The renowned musician converted to Islam in 2018 and changed her name to Shuhada Sadaqat, though continued to perform under the name Sinead O’Connor.
News reports detailing the death of Muslim icon and singer Sinead O’Connor have largely ignored the late artists’ religion, fans highlighted.
The Irish singer and songwriter Sinead O’Connor, known for her stirring voice, died at the age of 56, as confirmed by members of her family.
“It is with great sadness that we announce the passing of our beloved Sinead. Her family and friends are devastated and have requested privacy at this very difficult time,” Irish national broadcaster RTE quoted a statement from the singer’s family on Wednesday.
However, news of her death by Western publications has been slammed by fans of the artist as she has been illustrated without the hijab, which she adopted after converting to Islam, and without mention of her religion.
“Sinead O’Connor became Muslim in 2018 and wore a headscarf like Muslim women do. Media: Let’s disrespect her decision and plaster her pre Islam images everywhere,” one user wrote, slamming publications like BBC who have circulated the images of O’Connor without her hijab.
“Interestingly some people use old pictures of Sinead O’Connor avoiding to use her photos with hijab after she reverted. That makes me wonder why they choose to avoid something she chose herself. If you wanna honor her respect her beliefs,” another user wrote.
In 2018, O’Connor accepted Islam and changed her name to Shuhada Sadaqat, though continued to perform under the name Sinéad O’Connor.
“This is to announce that I am proud to have become a Muslim,” she wrote on Twitter in October 2018. “This is the natural conclusion of any intelligent theologian’s journey. All scripture study leads to Islam. Which makes all other scriptures redundant.”
In a later interview on Ireland’s The Late Late Show, she delved deeper into her journey to Islam.
“I started studying scriptures from different religions, trying to find the ‘truth’ about God… I never thought I would join a religion, but I left Islam until last because I had so much prejudice about Islam,” she said.
“But then when I started reading, and I read just chapter two alone of the Quran, and I realised, ‘Oh my God, I am home’,” she said. “I had been a Muslim all my life and didn’t realise it.”
Globally O’Connor is known for her worldwide hit ‘Nothing Compares 2 U,’ O’Connor’s death has stunned the music industry and her native Ireland.
“The world has lost an artist with the voice of an Angel. Ireland has lost an iconic voice and one of our absolute finest, by a long shot. And I have lost a friend. Sinead’s music will live on and continue to inspire! Rest In Peace, Sinead you are home with your son I am sure,” tweeted former Irish Ultimate Fighting Championship Featherweight Conor McGregor.

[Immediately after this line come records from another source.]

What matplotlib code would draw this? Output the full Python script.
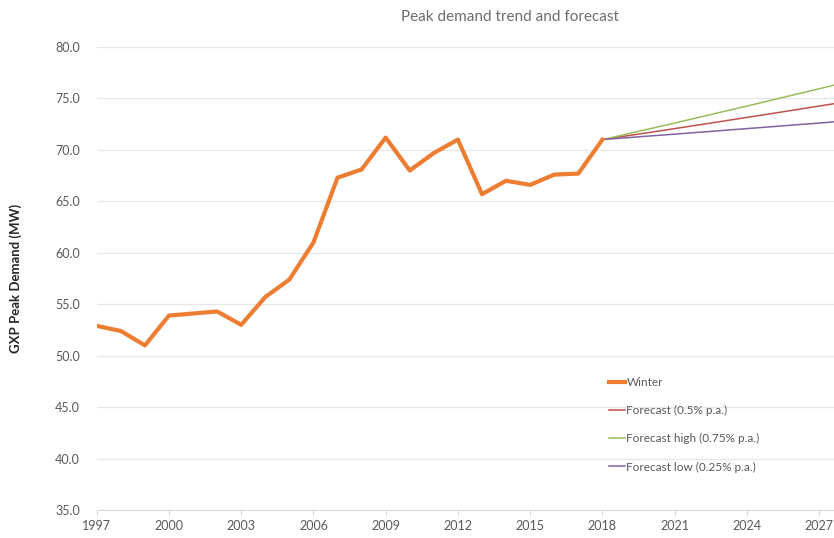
import matplotlib
matplotlib.use('Agg')
import matplotlib.pyplot as plt

# --- Data ---
years = list(range(1997, 2019))
winter = [52.9, 52.4, 51.0, 53.9, 54.1, 54.3, 53.0, 55.7, 57.4, 61.0, 67.3,
          68.1, 71.2, 68.0, 69.7, 71.0, 65.7, 67.0, 66.6, 67.6, 67.7, 71.0]

fc_years = list(range(2018, 2029))
fc_mid = [71.0, 71.36, 71.71, 72.07, 72.43, 72.79, 73.16, 73.52, 73.89, 74.26, 74.63]
fc_high = [71.0, 71.53, 72.07, 72.61, 73.16, 73.71, 74.26, 74.82, 75.38, 75.94, 76.51]
fc_low = [71.0, 71.18, 71.36, 71.53, 71.71, 71.89, 72.07, 72.25, 72.43, 72.61, 72.80]

x_ticks = list(range(1997, 2028, 3))
y_ticks = [35, 40, 45, 50, 55, 60, 65, 70, 75, 80]

plt.rcParams['font.family'] = ['Lato', 'DejaVu Sans']

fig = plt.figure(figsize=(8.34, 5.38), dpi=100)
ax = fig.add_axes([0.116, 0.052, 0.884, 0.8606])

ax.plot(years, winter, color='#ED7D31', lw=3, label='Winter', zorder=3)
ax.plot(fc_years, fc_mid, color='#C0504D', lw=1.1, label='Forecast (0.5% p.a.)', zorder=2)
ax.plot(fc_years, fc_high, color='#9BBB59', lw=1.1, label='Forecast high (0.75% p.a.)', zorder=2)
ax.plot(fc_years, fc_low, color='#8064A2', lw=1.1, label='Forecast low (0.25% p.a.)', zorder=2)

ax.set_xlim(1997, 2027.62)
ax.set_ylim(35, 80)
ax.set_xticks(x_ticks)
ax.set_yticks(y_ticks)
ax.set_yticklabels([f'{v:.1f}' for v in y_ticks])
ax.grid(axis='y', color='#E6E6E6', lw=0.9)
ax.set_axisbelow(True)

for side in ['top', 'right']:
    ax.spines[side].set_visible(False)
ax.spines['left'].set_visible(False)
ax.spines['bottom'].set_color('#D9D9D9')
ax.tick_params(axis='y', length=0, pad=12, labelsize=9, labelcolor='#595959')
ax.tick_params(axis='x', length=4, color='#D9D9D9', pad=3, labelsize=9, labelcolor='#595959')

ax.set_ylabel('GXP Peak Demand (MW)', fontsize=9.5, fontweight='bold', color='#262626', labelpad=24)
fig.text(0.612, 0.968, 'Peak demand trend and forecast', ha='center', va='center',
         fontsize=11, color='#6d6d6d')

leg = ax.legend(loc='upper left', bbox_to_anchor=(0.68, 0.31), frameon=False,
                fontsize=8.5, handlelength=1.4, handletextpad=0.1, labelspacing=1.45,
                labelcolor='#595959')

fig.savefig('out.png', dpi=100)
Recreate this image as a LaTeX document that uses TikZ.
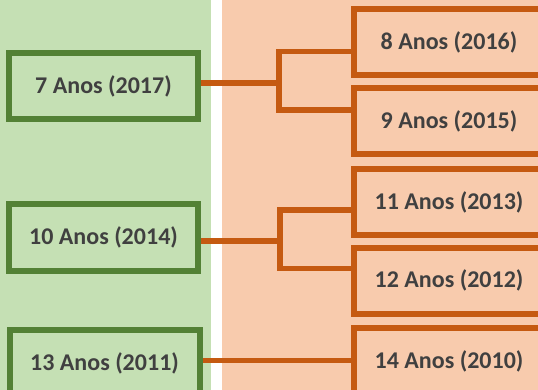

O’Connor’s death comes months after her 17-year-old son Shane died of alleged suicide.
Remembered as among the most fearless activists of the late 20th century, several fans have voiced how inspiring O’Connor was.
“The biggest impression Sinéad O’Connor made on me was her performance at the Bob Dylan tribute show a few days after she ripped up the pope’s pic on SNL. She doubled down on her criticism of the church even while being booed by all of Madison Square Garden – she was 26 & so brave,” one social media wrote on Twitter.
Qatari social media users paid their tributes towards O’Connor, remembering her as an individual with humbleness and intelligence.
“Indeed, we belong to Allah, & to Him we shall return. #SineadOConnor journey’s inspired me. She courageously confronted hardships& injustice & was able to embrace the truth & liberate her spirit with humbleness & intelligence. Her stances are now history to be learned from. RIP,” the user wrote.
However, the musical icon attracted controversy and divided opinions worldwide during her music career.
In 1992, O’Connor tore up a photograph of Pope John Paul II on the Saturday Night Live US television programme in protest against child sex abuse in the Catholic Church.
In addition, O’Connor refused to play the US national anthem before her concerts and boycott Grammy Awards, voicing her belief “to be part of a world that measures artistic ability by material success.”
The circumstances of her death remain unclear. O’Connor is survived by her three children.